In view of the above, perhaps the answer therefore lies not in a new president with a new idea. Sadly (*sarcastically), Malawi has on its memory the promise of a democracy - however it may be defined - and with it, any leadership model that is deterministic will ultimately fail. A fast-tracked development agenda is very likely to be supported by its beneficiaries and objected to by its victims, and the institution of the Courts will continue to grant citizens relief from encrouching executive decisions. I use the Courts here only as a metaphor to express how it is that the arrogance and defiance of a leader is at once expected and yet opposed. The system is therefore only potentially democratic even though its checks and balances (*metaphor again), as Americans like to call them, would be the very "things" that would cripple a heavily top-down/Father-Figure approach. The system would create quagmires, and ultimately lead up to public discontent with the person of the president, which would subsequently be followed by a "Malawi Spring" similar to July 20th, 2011. However, if we can begin to place the decision-making process directly in the hands of the people with the government's technical support, perhaps we will not need to very keenly develop a precise development agenda rooted in a father/mother-figure, rather than one that emanates from discursive processes that become legitimated by popular participation.

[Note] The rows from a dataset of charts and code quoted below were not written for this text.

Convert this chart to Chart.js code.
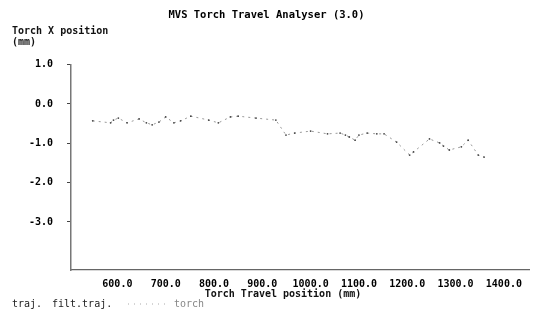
<!DOCTYPE html>
<html>
<head>
<meta charset="utf-8">
<script src="https://cdn.jsdelivr.net/npm/chart.js@4.4.1/dist/chart.umd.min.js"></script>
<style>
  html, body { margin: 0; padding: 0; background: #fff; }
  #wrap { width: 533px; height: 311px; position: relative; }
</style>
</head>
<body>
<div id="wrap"><canvas id="chart"></canvas></div>
<script>
// torch travel position (mm) and torch X position (mm)
const travelPos = [549, 586, 592, 602, 620, 645, 660, 672, 686, 700, 717, 731, 752, 789, 809, 834,
  850, 887, 928, 949, 967, 1000, 1035, 1061, 1072, 1080, 1092, 1100, 1117, 1137, 1152, 1178,
  1205, 1213, 1246, 1267, 1275, 1287, 1312, 1326, 1347, 1359];
const torchX = [-0.43, -0.48, -0.41, -0.36, -0.48, -0.38, -0.48, -0.53, -0.46, -0.33, -0.48, -0.43,
  -0.31, -0.41, -0.48, -0.33, -0.31, -0.36, -0.41, -0.79, -0.74, -0.69, -0.76, -0.74, -0.79, -0.84,
  -0.92, -0.79, -0.74, -0.76, -0.76, -0.97, -1.30, -1.22, -0.89, -0.99, -1.07, -1.17, -1.09, -0.92,
  -1.30, -1.35];
const xTicks = [600, 700, 800, 900, 1000, 1100, 1200, 1300, 1400];
const yTicks = [1, 0, -1, -2, -3];

const monoFont = "'DejaVu Sans Mono', 'Liberation Mono', monospace";

const extraText = {
  id: "extraText",
  afterDraw(chart) {
    const ctx = chart.ctx;
    ctx.save();
    ctx.fillStyle = "#111";
    ctx.textBaseline = "middle";
    ctx.font = "bold 10px " + monoFont;
    ctx.fillText("Torch X position", 12, 31);
    ctx.fillText("(mm)", 12, 42);
    ctx.textAlign = "center";
    ctx.fillText("Torch Travel position (mm)", 283, 294);

    // legend row
    ctx.textAlign = "left";
    ctx.font = "10px " + monoFont;
    ctx.fillStyle = "#222";
    ctx.fillText("traj.", 12, 304);
    ctx.fillText("filt.traj.", 52, 304);
    ctx.strokeStyle = "#aaa";
    ctx.lineWidth = 1;
    ctx.setLineDash([1, 5]);
    ctx.beginPath();
    ctx.moveTo(128, 304);
    ctx.lineTo(170, 304);
    ctx.stroke();
    ctx.fillStyle = "#888";
    ctx.fillText("torch", 174, 304);
    ctx.restore();
  }
};

new Chart(document.getElementById("chart"), {
  type: "line",
  data: {
    datasets: [{
      label: "traj.",
      data: travelPos.map((x, i) => ({ x: x, y: torchX[i] })),
      borderColor: "#999",
      borderWidth: 1,
      borderDash: [2, 4],
      pointRadius: 0.9,
      pointBorderWidth: 0,
      pointBackgroundColor: "#444",
      tension: 0
    }]
  },
  options: {
    responsive: true,
    maintainAspectRatio: false,
    animation: false,
    layout: { padding: 0 },
    plugins: {
      legend: { display: false },
      tooltip: { enabled: false },
      title: {
        display: true,
        text: "MVS Torch Travel Analyser (3.0)",
        color: "#000",
        font: { family: monoFont, size: 10.5, weight: "bold" },
        padding: { top: 9, bottom: 43 }
      }
    },
    scales: {
      x: {
        type: "linear",
        min: 504,
        max: 1452,
        afterBuildTicks: (scale) => { scale.ticks = xTicks.map((v) => ({ value: v })); },
        afterFit: (scale) => { scale.height = 41; },
        grid: { display: false, drawTicks: false },
        border: { display: true, color: "#666", width: 1.2, dash: [6, 3] },
        ticks: {
          color: "#000",
          padding: 8,
          maxRotation: 0,
          autoSkip: false,
          font: { family: monoFont, size: 10, weight: "bold" },
          callback: (v) => Number(v).toFixed(1)
        }
      },
      y: {
        min: -4.22,
        max: 1.0,
        afterBuildTicks: (scale) => { scale.ticks = yTicks.map((v) => ({ value: v })); },
        afterFit: (scale) => { scale.width = 71; },
        grid: { display: true, drawOnChartArea: false, drawTicks: true, tickLength: 4, color: "#444" },
        border: { display: true, color: "#777", width: 1.5 },
        ticks: {
          color: "#000",
          padding: 14,
          font: { family: monoFont, size: 10, weight: "bold" },
          callback: (v) => Number(v).toFixed(1)
        }
      }
    }
  },
  plugins: [extraText]
});
</script>
</body>
</html>
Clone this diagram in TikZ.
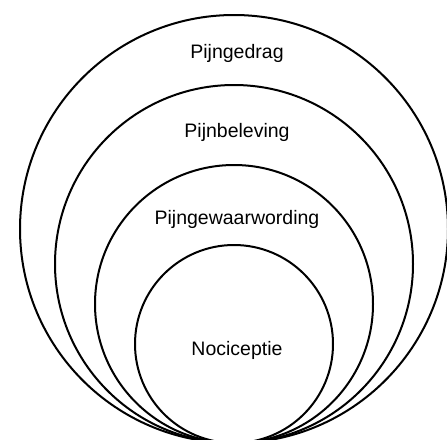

This allows for a further articulation of constitutionalism in practice in other arms of government as well, like the National Assembly. And perhaps the stakes would be lower in the office of the president for both the president and the Malawian people. With that, maybe presidential overtures - the figure/mother-figure tendencies - would become less necessary. For now, I will leave it there. I did promise an article on how Malawi can go on to develop a model of development that is people-embedded. I do have the general sketches of that proposal in my mind, and some of it is mentioned above but I am not yet able to precisely articulate it until I have a firm handle on "things".

Lets hope these "things" all work out in the end.